One recent morning we were discussing such a running Facebook conversation and there was this idea being debated that since both candidates were pro-war, we must all vote our conscience and vote third party, splitting the vote for the most viable candidates be damned (that lesser of two evils argument). My family's position is that there is indeed a candidate who is not only viable, but will help ensure that people will be granted civil rights, have their reproductive and sexual health protected, that is cognizant of and has already helped those who live with food and housing insecurity, the uninsured and those with costly or chronic medical needs. We want the
So we had some people saying that voting third party was the only right way to go and then there was the group, like us, arguing that this vote was too important to give to a third party candidate, precisely because of the rights and very lives of people everywhere, that are at stake during this election and for years after. During the arguments, the use of drones and the military actions taken by the current administration were called into question, justifiably.
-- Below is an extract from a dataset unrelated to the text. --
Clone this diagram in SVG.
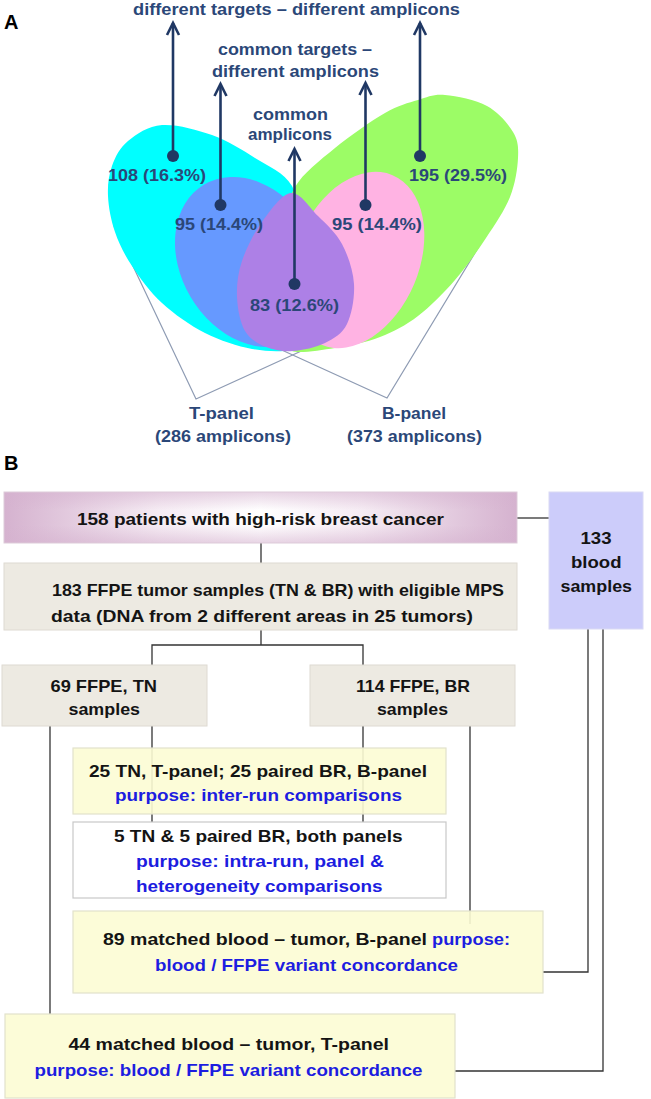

So much is at stake, however. The next president will be appointing up to four Supreme Court Justices, and the outcome of this election will have a domino effect on people for generations to come. We need people who have their basic human rights met, who have civil liberties, because as Olivia put it so succinctly one morning, "having fewer people empowered isn't going to end wars."
Like Olivia, I, too, think that people who are no longer struggling, who enjoy civil liberties, who have a voice and exercise it, we are people who begin to think outside our lives, who begin to take action and call into question, policies that are destructive and immoral. We are people who might even lend support to third party candidates years before an election, working for campaigns, even running for office ourselves.
By far the most important thing you can do today, if you have not already, is vote. Please vote. Exercise your right, your privilege, and make history.